In 2018, when he finished top 10 in the MVP race and hit a career-best 36 homers, Carpenter had 183 balls hit with an exit velocity of 95 mph or swifter.

In 2019, he had 89. Total.

“He’s one of these men that has changed how he’s trained over time,” Mozeliak said. “He’s also a very disciplined eater, and how he thinks about fueling his body. To some level, he’s one of those types of players that has a hard time holding weight. So one of the things that we’ve tried to do this offseason is a strength program that will work for him so he can maintain that. And then as the season unfolds it’s something that we’re going to have to be very conscious of to try and keep that on.

“I wouldn’t be talking about it if I thought this was a longshot.”

Mozeliak said a member of the team’s performance department and training staff has been in touch with Carpenter, and they’re encouraged by the early stages of the plan. He also cautioned that there are two months before spring training for there to be real results, not introductory planning.
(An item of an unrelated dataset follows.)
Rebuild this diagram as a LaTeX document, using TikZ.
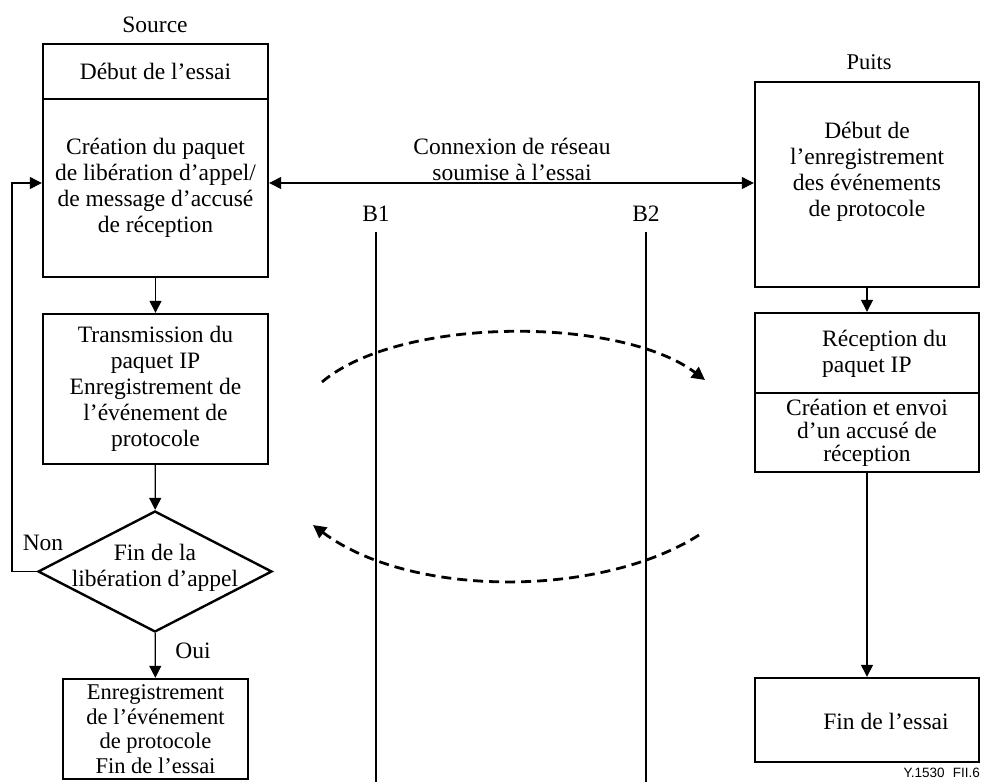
\documentclass[tikz,border=0pt]{standalone}
\usepackage{fontspec}
\setmainfont{Liberation Serif}
\newfontfamily\refsans{Liberation Sans}
\usetikzlibrary{shapes.geometric,arrows.meta,calc}

\begin{document}
\begin{tikzpicture}[x=1pt,y=-1pt,
  box/.style={draw, line width=2.4pt, inner sep=0pt, align=center,
              font=\fontsize{23.5}{26}\selectfont},
  txt/.style={inner sep=0pt, align=center, font=\fontsize{23.5}{26}\selectfont},
  flow/.style={line width=1.3pt, -{Triangle[length=12pt,width=12pt]}},
  bothway/.style={line width=1.3pt, {Triangle[length=12pt,width=12pt]}-{Triangle[length=12pt,width=12pt]}},
  border/.style={line width=2pt},
  msg/.style={line width=2.8pt, dash pattern=on 10pt off 6pt,
              -{Triangle[length=13pt,width=13pt]}}
]
\useasboundingbox (0,0) rectangle (982,782);

% ---- source side ----
\node[txt] (src) at (155,25) {Source};
\node[box, minimum width=225pt, minimum height=55pt] (start) at (155.5,71.5)
  {Début de l’essai};
\node[box, minimum width=225pt, minimum height=178pt] (create) at (155.5,188)
  {Création du paquet\\de libération d’appel/\\de message d’accusé\\de réception};
\node[box, minimum width=225pt, minimum height=150pt] (send) at (155.5,389)
  {Transmission du\\paquet IP\\Enregistrement de\\l’événement de\\protocole};
\node[draw, diamond, line width=2.4pt, minimum width=234pt, minimum height=121pt,
      inner sep=0pt] (dec) at (155,571.5) {};
\node[txt] (dect) at (155,568) {Fin de la\\libération d’appel};
\node[box, minimum width=185pt, minimum height=100pt,
      font=\fontsize{22.5}{24.7}\selectfont] (stop) at (155.5,729)
  {Enregistrement\\de l’événement\\de protocole\\Fin de l’essai};

\node[txt] (non) at (43,543) {Non};
\node[txt] (oui) at (193,651) {Oui};

\draw[flow] (create) -- (send);
\draw[flow] (send) -- (dec);
\draw[flow] (dec) -- (stop);
\coordinate (loopy) at (0,183);
\coordinate (loopx) at (12,0);
\draw[flow] (dec.west) -| (loopx |- loopy) -- (create.west |- loopy);

% ---- sink side ----
\node[txt, font=\fontsize{22.5}{26}\selectfont] (sink) at (869,62) {Puits};
\node[box, minimum width=224pt, minimum height=205pt] (log) at (867,184.5) {};
\node[txt] (logt) at (867,172)
  {Début de\\l’enregistrement\\des événements\\de protocole};
\node[box, minimum width=224pt, minimum height=80pt] (recv) at (867,353) {};
\node[txt, align=left, anchor=west] (recvt) at (822,354) {Réception du\\ paquet IP};
\node[box, minimum width=224pt, minimum height=79pt,
      font=\fontsize{23.5}{23}\selectfont] (ack) at (867,432.5)
  {Création et envoi\\d’un accusé de\\réception};
\node[box, minimum width=224pt, minimum height=84pt] (end) at (867,720) {};
\node[txt] (endt) at (886,721) {Fin de l’essai};

\draw[flow] (log.south -| recv.north) -- (recv.north);
\draw[flow] (ack) -- (end);

% ---- network under test ----
\node[txt] (net) at (512,159) {Connexion de réseau\\soumise à l’essai};
\draw[bothway] (create.east |- loopy) -- (log.west |- loopy);

\node[txt] (b1) at (376,214) {B1};
\node[txt] (b2) at (646,214) {B2};
\coordinate (b1end) at (376,782);
\coordinate (b2end) at (646,782);
\draw[border] (b1 |- 0,232) -- (b1end);
\draw[border] (b2 |- 0,232) -- (b2end);

% ---- exchanged packets ----
\coordinate (outA) at (322,382);
\coordinate (outB) at (705,380);
\coordinate (backA) at (699,535);
\coordinate (backB) at (313,525);
\draw[msg] (outA) .. controls (400,316) and (620,316) .. (outB);
\draw[msg] (backA) .. controls (600,598) and (410,598) .. (backB);

\node[font=\refsans\fontsize{13.5}{13.5}\selectfont, anchor=base east, inner sep=0pt]
  (ref) at (980,777) {Y.1530\hspace{0.6em}FII.6};
\end{tikzpicture}
\end{document}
As the Cardinals wheezed offensively this past summer, they found that having a lot of similar, righthanded hitters meant opponents could take a lot of similar approaches with the team. They are prepared to go into the season letting young outfielders like Lane Thomas, Tyler O’Neill, Randy Arozarena and Williams complete for playing time during spring training, but three of the four are righthanded, and so is incumbent center fielder Harrison Bader. The productive revival of their leading lefthanded hitter, Carpenter, would add the welcome sock from the left side. The addition of another lefthanded hitter in addition Carpenter would “be nice to have a little more flexibility,” Mozeliak said.

From the left, they need a familiar look — and would welcome a new look.

“It’s sort of a wish list. Wishes, as being defined, can change,” Mozeliak said. “I feel like most winter meetings we’ve tended to have something that we were chasing. This year, I think it’s a compliment to our club. We like the players we have. And that’s a good thing.”